Supernatural’s incredible 15-season run finally came to an end this year, and while it was a bittersweet, definite end to Sam and Dean Winchester’s journeys as The CW’s foremost monster hunters, it’s probably only a matter of time before the network starts to think about how it can bring the show back to our screens. But it’s not just a case of when Supernatural returns, but also how it returns. After all, a show that prided itself in its fourth-wall-breaking and multiversal expansion doesn’t have to be confined to one particular medium.

Though some viewers may consider the post-Kripke years to be far from the series’ best, one of Supernatural’s greatest episodes of all time came in Season 13, long after the creator had departed from it. Crossing over two of Warner Bros.’s best-loved paranormal mystery-solving teams — Scooby-Doo’s Mystery Inc. and Supernatural’s “Team Free Will” — was a stroke of creative and marketing genius, resulting in a fantastic crossover special that celebrated and sent-up both franchises with love and care.

The episode, for those unfamiliar, is rendered in full Hana-Barbera animation, literally zapping Sam, Dean and Castiel into the world of Scooby, Shaggy, Fred, Velma and Daphne to embark on a classic haunted house-style mystery.
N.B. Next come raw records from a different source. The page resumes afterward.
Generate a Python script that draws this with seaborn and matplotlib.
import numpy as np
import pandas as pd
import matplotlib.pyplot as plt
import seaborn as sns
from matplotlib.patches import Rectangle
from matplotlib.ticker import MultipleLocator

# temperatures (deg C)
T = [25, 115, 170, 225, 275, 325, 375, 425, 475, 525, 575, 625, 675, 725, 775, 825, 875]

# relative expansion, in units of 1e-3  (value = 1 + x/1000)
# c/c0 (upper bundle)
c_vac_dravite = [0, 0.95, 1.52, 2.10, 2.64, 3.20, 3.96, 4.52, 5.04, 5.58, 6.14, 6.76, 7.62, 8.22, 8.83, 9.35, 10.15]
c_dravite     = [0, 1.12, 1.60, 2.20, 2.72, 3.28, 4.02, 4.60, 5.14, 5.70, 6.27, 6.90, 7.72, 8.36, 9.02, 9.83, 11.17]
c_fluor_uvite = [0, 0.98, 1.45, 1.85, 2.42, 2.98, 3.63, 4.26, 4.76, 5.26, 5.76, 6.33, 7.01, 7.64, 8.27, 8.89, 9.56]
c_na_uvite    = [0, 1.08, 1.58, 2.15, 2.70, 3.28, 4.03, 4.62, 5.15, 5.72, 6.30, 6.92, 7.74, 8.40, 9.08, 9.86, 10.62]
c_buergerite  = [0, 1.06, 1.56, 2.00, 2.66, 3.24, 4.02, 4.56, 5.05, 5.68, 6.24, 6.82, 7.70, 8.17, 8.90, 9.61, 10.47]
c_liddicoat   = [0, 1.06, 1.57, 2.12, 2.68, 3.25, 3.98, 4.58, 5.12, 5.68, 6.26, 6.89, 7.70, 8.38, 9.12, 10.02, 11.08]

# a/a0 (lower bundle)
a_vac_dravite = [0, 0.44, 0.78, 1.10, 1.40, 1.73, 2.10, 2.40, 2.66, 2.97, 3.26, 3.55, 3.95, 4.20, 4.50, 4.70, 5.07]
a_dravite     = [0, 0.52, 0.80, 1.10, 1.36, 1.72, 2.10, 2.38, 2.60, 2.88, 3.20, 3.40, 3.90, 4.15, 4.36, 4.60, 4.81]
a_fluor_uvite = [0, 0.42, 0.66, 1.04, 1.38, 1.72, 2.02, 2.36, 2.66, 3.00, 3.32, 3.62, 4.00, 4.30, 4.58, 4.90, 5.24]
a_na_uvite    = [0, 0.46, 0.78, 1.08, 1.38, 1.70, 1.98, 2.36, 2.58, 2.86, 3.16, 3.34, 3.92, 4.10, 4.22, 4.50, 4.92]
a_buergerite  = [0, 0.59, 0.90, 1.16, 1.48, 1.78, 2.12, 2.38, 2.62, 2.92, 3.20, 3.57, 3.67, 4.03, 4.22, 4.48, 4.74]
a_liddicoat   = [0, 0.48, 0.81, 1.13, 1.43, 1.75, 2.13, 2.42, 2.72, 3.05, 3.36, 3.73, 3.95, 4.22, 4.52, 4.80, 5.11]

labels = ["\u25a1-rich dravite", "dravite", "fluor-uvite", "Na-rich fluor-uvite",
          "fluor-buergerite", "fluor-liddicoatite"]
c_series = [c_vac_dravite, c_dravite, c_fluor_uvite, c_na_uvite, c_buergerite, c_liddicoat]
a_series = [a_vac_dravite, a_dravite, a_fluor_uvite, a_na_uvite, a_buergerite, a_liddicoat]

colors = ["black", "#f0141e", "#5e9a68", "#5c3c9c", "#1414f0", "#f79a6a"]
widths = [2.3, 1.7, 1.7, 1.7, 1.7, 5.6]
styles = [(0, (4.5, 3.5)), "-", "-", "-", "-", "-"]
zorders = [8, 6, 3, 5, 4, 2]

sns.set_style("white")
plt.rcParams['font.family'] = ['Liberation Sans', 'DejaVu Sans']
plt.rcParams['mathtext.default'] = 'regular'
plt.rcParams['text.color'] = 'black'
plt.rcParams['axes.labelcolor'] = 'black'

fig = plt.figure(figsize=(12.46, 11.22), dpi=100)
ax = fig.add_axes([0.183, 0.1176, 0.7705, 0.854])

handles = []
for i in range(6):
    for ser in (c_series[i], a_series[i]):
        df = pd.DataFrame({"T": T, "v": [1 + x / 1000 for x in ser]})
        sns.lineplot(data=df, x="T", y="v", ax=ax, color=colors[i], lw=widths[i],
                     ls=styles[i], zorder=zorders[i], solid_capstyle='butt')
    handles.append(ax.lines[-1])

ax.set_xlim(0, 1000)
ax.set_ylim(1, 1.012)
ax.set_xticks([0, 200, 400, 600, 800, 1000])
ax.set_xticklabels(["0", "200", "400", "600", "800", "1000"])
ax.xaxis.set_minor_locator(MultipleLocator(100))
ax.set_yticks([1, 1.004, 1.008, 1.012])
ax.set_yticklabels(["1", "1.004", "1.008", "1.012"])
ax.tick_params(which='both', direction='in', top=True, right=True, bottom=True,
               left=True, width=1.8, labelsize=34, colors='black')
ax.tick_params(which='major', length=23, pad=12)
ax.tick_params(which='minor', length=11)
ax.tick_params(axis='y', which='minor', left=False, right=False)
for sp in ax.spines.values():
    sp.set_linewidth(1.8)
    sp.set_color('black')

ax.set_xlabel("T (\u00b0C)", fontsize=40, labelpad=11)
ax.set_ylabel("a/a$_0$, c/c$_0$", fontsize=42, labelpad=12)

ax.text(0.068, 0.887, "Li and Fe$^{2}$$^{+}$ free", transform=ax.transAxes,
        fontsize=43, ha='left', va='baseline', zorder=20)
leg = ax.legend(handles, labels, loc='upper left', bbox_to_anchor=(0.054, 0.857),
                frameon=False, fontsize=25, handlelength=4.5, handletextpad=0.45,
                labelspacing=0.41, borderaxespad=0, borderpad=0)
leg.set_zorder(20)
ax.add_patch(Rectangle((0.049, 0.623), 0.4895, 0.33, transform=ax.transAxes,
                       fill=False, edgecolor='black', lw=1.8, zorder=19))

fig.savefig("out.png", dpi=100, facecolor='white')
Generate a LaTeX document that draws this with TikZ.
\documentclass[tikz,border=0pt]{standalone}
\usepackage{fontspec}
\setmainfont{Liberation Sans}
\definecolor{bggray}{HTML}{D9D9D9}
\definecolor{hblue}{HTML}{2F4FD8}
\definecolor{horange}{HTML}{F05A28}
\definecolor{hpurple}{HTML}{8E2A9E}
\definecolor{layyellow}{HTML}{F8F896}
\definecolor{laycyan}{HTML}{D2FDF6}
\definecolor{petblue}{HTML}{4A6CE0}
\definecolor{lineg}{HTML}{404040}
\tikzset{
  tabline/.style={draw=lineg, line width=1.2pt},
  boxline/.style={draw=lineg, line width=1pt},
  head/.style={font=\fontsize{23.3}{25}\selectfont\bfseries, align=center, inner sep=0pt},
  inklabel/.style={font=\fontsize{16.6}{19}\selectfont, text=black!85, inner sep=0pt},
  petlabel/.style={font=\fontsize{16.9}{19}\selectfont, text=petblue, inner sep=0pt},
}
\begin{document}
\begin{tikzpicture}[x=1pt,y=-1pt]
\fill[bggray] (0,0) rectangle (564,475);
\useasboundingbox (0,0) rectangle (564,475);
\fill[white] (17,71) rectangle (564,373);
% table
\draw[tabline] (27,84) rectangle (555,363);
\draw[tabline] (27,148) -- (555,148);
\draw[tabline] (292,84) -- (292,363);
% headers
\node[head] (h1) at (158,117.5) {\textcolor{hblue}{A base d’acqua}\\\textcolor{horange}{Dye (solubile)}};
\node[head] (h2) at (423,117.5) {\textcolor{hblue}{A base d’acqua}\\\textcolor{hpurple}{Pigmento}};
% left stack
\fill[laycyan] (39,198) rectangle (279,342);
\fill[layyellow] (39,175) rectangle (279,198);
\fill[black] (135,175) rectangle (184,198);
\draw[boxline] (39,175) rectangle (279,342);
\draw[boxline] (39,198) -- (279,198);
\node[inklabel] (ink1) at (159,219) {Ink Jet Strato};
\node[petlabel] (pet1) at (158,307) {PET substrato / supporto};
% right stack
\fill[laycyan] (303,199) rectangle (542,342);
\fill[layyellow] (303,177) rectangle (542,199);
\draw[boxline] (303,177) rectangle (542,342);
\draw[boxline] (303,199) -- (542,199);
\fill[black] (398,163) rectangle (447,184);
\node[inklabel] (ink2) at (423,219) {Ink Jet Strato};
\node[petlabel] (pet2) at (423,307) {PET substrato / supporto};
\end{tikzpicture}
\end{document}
The Supernatural element truly comes into the mix when Mystery Inc. realizes that they’re dealing with real grisly murders and, confronted by the knowledge that monsters are, indeed, real, and not always some weirdo in a mask pulling off a real estate scam, hilariously descend into a group crisis of confidence.

Even though the episode aired as part of a regular season, part of what made “Scoobynatural” even more special was the way it functioned independently of both Supernatural and Scooby-Doo, as any good crossover special should. Despite its cult status and legions of loyal fans, the former series has never successfully launched a spinoff. Even its most successful tie-in — the anime iteration of the show’s first season — only lasted for a short run of episodes. Supernatural spent years developing its rich mythology, largely born from a mix of urban legends, folklore and biblical figures, and the Winchesters were supported by a large cast of recurring characters — many of whom became unquestionable fan-favorites. That’s why it’s such a misnomer as to why the longest-running genre show in American television history struggled so much to build its legacy into a bigger franchise. Scoobynatural, however, is that opportunity — and it’s already been tried, tested and approved by fans.

Even with Supernatural over, why not do it all again? Using the Scoobynatural episode as a springboard for a full series — or even just another special — would allow both properties to relive their glory days again, and provide an avenue for Ackles and Padalecki to return to their roles without undoing the finale’s deaths, as it could easily exist outside of either universe’s canon.

This would also solve the suspected crux of the spinoff issue Supernatural has always had. The chemistry between the show’s two main actors was always the secret grease behind the wheel. A world without Sam and Dean in it is one devoid of this lightning in a bottle magic, but that phrase is exactly how you could describe Scoobynatural.